== Supplied data ==
-- Start --

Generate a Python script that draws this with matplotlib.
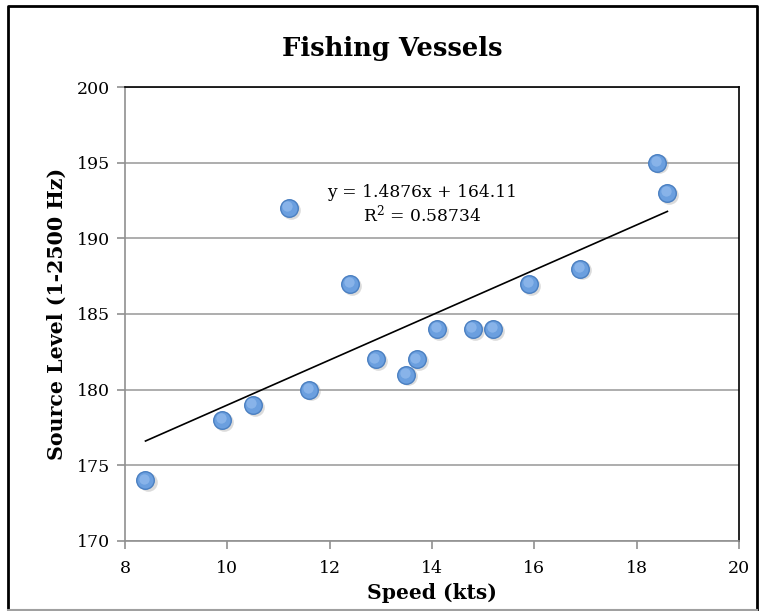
import matplotlib.pyplot as plt
from matplotlib.lines import Line2D
import numpy as np

# speed (kts) vs source level (dB, 1-2500 Hz)
speed = [8.4, 9.9, 10.5, 11.2, 11.6, 12.4, 12.9, 13.5, 13.7, 14.1, 14.8, 15.2, 15.9, 16.9, 18.4, 18.6]
level = [174, 178, 179, 192, 180, 187, 182, 181, 182, 184, 184, 184, 187, 188, 195, 193]

slope = 1.4876
intercept = 164.11
eq_text = "y = 1.4876x + 164.11\nR$^2$ = 0.58734"

xticks = [8, 10, 12, 14, 16, 18, 20]
yticks = [170, 175, 180, 185, 190, 195, 200]

plt.rcParams['font.family'] = ['DejaVu Serif']
plt.rcParams['mathtext.fontset'] = 'dejavuserif'

fig = plt.figure(figsize=(7.66, 6.11), dpi=100)
ax = fig.add_axes([0.1632, 0.1146, 0.8016, 0.743])

ax.set_xlim(8, 20)
ax.set_ylim(170, 200)
ax.set_xticks(xticks)
ax.set_yticks(yticks)

# gridlines
ax.grid(axis='y', color='#a0a0a0', linewidth=1.2)
ax.set_axisbelow(True)

# trendline
xs = np.array([min(speed), max(speed)])
ax.plot(xs, slope * xs + intercept, color='black', linewidth=1.2, zorder=2)

# points with a soft shadow
ax.scatter(np.array(speed) + 0.04, np.array(level) - 0.12, s=180, color='#9a9a9a',
           alpha=0.35, linewidths=0, zorder=3)
ax.scatter(speed, level, s=160, color='#6b9fdf', edgecolors='#4a7fc1',
           linewidths=1.0, zorder=4)
ax.scatter(np.array(speed) - 0.03, np.array(level) + 0.12, s=55, color='#9cc2f0',
           alpha=0.6, linewidths=0, zorder=5)

ax.text(13.8, 192.2, eq_text, ha='center', va='center', fontsize=12.3,
        linespacing=1.15, zorder=6)

for side in ['left', 'bottom']:
    ax.spines[side].set_color('#909090')
    ax.spines[side].set_linewidth(1.2)
for side in ['top', 'right']:
    ax.spines[side].set_color('black')
    ax.spines[side].set_linewidth(1.2)

ax.tick_params(axis='both', direction='out', length=6, width=1.2, color='#909090',
               labelsize=12.5)
ax.tick_params(axis='x', pad=8)
ax.tick_params(axis='y', pad=5)

fig.text(0.512, 0.908, 'Fishing Vessels', ha='center', va='baseline',
         fontsize=18.5, fontweight='bold')
ax.set_xlabel('Speed (kts)', fontsize=14.6, fontweight='bold', labelpad=4)
ax.set_ylabel('Source Level (1-2500 Hz)', fontsize=14.8, fontweight='bold', labelpad=7)

# outer border: black on three sides, grey along the bottom
fig.lines.append(Line2D([0.011, 0.011, 0.988, 0.988], [0.002, 0.99, 0.99, 0.002],
                        transform=fig.transFigure, color='black', linewidth=2.0))
fig.lines.append(Line2D([0.011, 0.988], [0.002, 0.002], transform=fig.transFigure,
                        color='#a0a0a0', linewidth=1.5))

fig.savefig('out.png', dpi=100)
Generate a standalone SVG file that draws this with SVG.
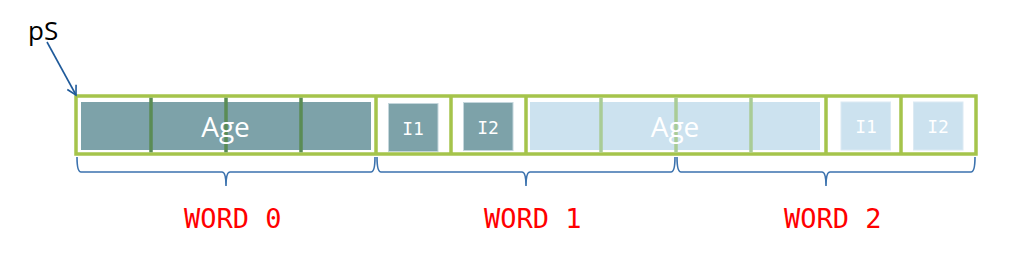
<svg xmlns="http://www.w3.org/2000/svg" width="1017" height="275" viewBox="0 0 1017 275">
<style>
.dark{fill:#7da2a9}
.light{fill:#cce2ef}
.small{stroke:#c4d6dc;stroke-width:1}
.smalll{stroke:#dceaf3;stroke-width:1}
.grid{fill:none;stroke:#a5c44b;stroke-width:3.5}
.div-d{stroke:#5a8c55;stroke-width:3.5}
.div-l{stroke:#a9cc96;stroke-width:3.5}
.brace{fill:none;stroke:#3b72ae;stroke-width:1.6}
.lbl{font-family:"Open Sans","Liberation Sans",sans-serif;fill:#ffffff}
.mono{font-family:"DejaVu Sans Mono","Liberation Mono",monospace;font-size:18px;fill:#ffffff}
.word{font-family:"DejaVu Sans Mono","Liberation Mono",monospace;font-size:27px;fill:#ff0000}
</style>
<defs>
<marker id="ah" markerWidth="12" markerHeight="12" refX="10" refY="6" orient="auto" markerUnits="userSpaceOnUse">
<path d="M1,1 L10,6 L1,11" fill="none" stroke="#1f5a9a" stroke-width="1.6"/>
</marker>
</defs>
<rect width="1017" height="275" fill="#ffffff"/>

<g id="fills">
<rect class="dark" x="81" y="102" width="290" height="48"/>
<rect class="dark small" x="388.5" y="103.5" width="49.5" height="48"/>
<rect class="dark small" x="463.5" y="102.5" width="49.5" height="48"/>
<rect class="light" x="530" y="102" width="290" height="48"/>
<rect class="light smalll" x="841" y="102" width="49.5" height="48"/>
<rect class="light smalll" x="913.5" y="102" width="49.5" height="48"/>
</g>

<g id="grid">
<rect class="grid" x="76" y="96" width="900" height="58"/>
<path class="grid" d="M376,96V154M451,96V154M526,96V154M826,96V154M901,96V154"/>
<path class="div-d" d="M151,97.8V152.2M226,97.8V152.2M301,97.8V152.2"/>
<path class="div-l" d="M601,97.8V152.2M676,97.8V152.2M751,97.8V152.2"/>
</g>

<g id="word0">
<text class="lbl" x="225.5" y="137" font-size="28" text-anchor="middle">Age</text>
</g>
<g id="word1">
<text class="mono" x="413" y="135" text-anchor="middle">I1</text>
<text class="mono" x="488" y="134" text-anchor="middle">I2</text>
<text class="lbl" x="675" y="137" font-size="28" text-anchor="middle">Age</text>
</g>
<g id="word2">
<text class="mono" x="866" y="133" text-anchor="middle">I1</text>
<text class="mono" x="938" y="133" text-anchor="middle">I2</text>
</g>

<g id="connectors">
<path class="brace" d="M77,157 Q77,172 81,172 H222 Q226,172 226,186 Q226,172 230,172 H371 Q375,172 375,157"/>
<path class="brace" d="M377,157 Q377,172 381,172 H522 Q526,172 526,186 Q526,172 530,172 H671 Q675,172 675,157"/>
<path class="brace" d="M677,157 Q677,172 681,172 H822 Q826,172 826,186 Q826,172 830,172 H971 Q975,172 975,157"/>
<line x1="47" y1="42" x2="76" y2="95" stroke="#1f5a9a" stroke-width="1.6" marker-end="url(#ah)"/>
</g>

<g id="pS">
<text x="28" y="40" font-family="Open Sans, Liberation Sans, sans-serif" font-size="26" fill="#000000">pS</text>
</g>
<g id="labels">
<text class="word" x="184" y="228">WORD 0</text>
<text class="word" x="484" y="228">WORD 1</text>
<text class="word" x="784" y="228">WORD 2</text>
</g>
</svg>
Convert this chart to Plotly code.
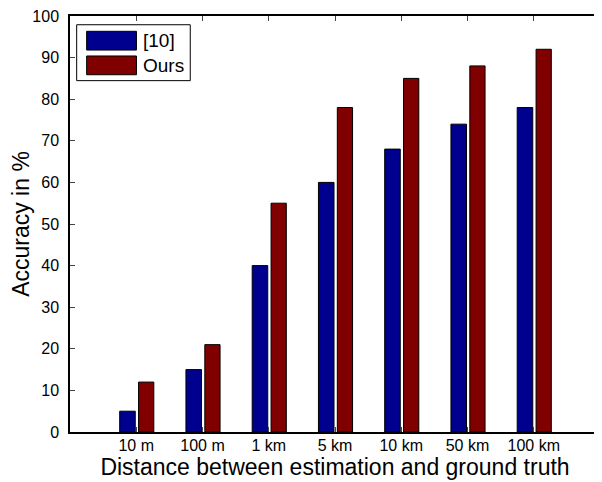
import plotly.graph_objects as go

categories = ["10 m", "100 m", "1 km", "5 km", "10 km", "50 km", "100 km"]
series_names = ["[10]", "Ours"]
values_ref10 = [5, 15, 40, 60, 68, 74, 78]
values_ours = [12, 21, 55, 78, 85, 88, 92]
y_ticks = list(range(0, 101, 10))

positions = list(range(1, len(categories) + 1))
colors = ["#00008F", "#800000"]
FONT = "Liberation Sans, Arial, Helvetica, sans-serif"

fig = go.Figure()
fig.add_trace(go.Bar(x=positions, y=values_ref10, name=series_names[0],
                     marker=dict(color=colors[0], line=dict(color="black", width=1)),
                     width=0.235, offset=-0.25, showlegend=False))
fig.add_trace(go.Bar(x=positions, y=values_ours, name=series_names[1],
                     marker=dict(color=colors[1], line=dict(color="black", width=1)),
                     width=0.23, offset=0.035, showlegend=False))

# custom MATLAB-like legend
box = dict(x0=0.0126, x1=0.2269, y0=0.8446, y1=0.979)
fig.add_shape(type="rect", xref="paper", yref="paper", **box,
              line=dict(color="black", width=1), fillcolor="white", layer="above")
sw_y = [(0.9181, 0.9632), (0.8588, 0.9039)]
txt_y = [0.9407, 0.8814]
for i in range(2):
    fig.add_shape(type="rect", xref="paper", yref="paper",
                  x0=0.0314, x1=0.1254, y0=sw_y[i][0], y1=sw_y[i][1],
                  line=dict(color="black", width=1), fillcolor=colors[i], layer="above")
    fig.add_annotation(xref="paper", yref="paper", x=0.1348, y=txt_y[i],
                       xanchor="left", yanchor="middle", text=series_names[i],
                       showarrow=False, font=dict(family=FONT, size=19, color="black"))

# the page body has an 8px default margin, so the figure is sized to fit the window
fig.update_layout(
    width=594, height=474,
    margin=dict(l=62, r=0, t=2, b=50),
    paper_bgcolor="white", plot_bgcolor="white",
    font=dict(family=FONT, color="black"),
    barmode="overlay",
    xaxis=dict(range=[0, 8], tickvals=positions, ticktext=categories,
               ticks="inside", ticklen=5, tickcolor="#444", mirror="ticks",
               showline=True, linecolor="black", linewidth=1.5, showgrid=False,
               zeroline=False, tickfont=dict(size=16, color="black"),
               ticklabelstandoff=-2,
               title=dict(text="Distance between estimation and ground truth",
                          font=dict(size=23, color="black"), standoff=2)),
    yaxis=dict(range=[0, 100], tickvals=y_ticks,
               ticks="inside", ticklen=5, tickcolor="#444", mirror="ticks",
               showline=True, linecolor="black", linewidth=1.5, showgrid=False,
               zeroline=False, tickfont=dict(size=16, color="black"),
               ticklabelstandoff=6, ticklabeloverflow="allow",
               title=dict(text="Accuracy in %", font=dict(size=23, color="black"),
                          standoff=0)),
)

fig.write_html("out.html")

-- End --

== What is asked ==
Go through the listing above and return every line where the word "with" occurs.

== Result for this task ==
Generate a Python script that draws this with matplotlib.
# points with a soft shadow
Generate a standalone SVG file that draws this with SVG.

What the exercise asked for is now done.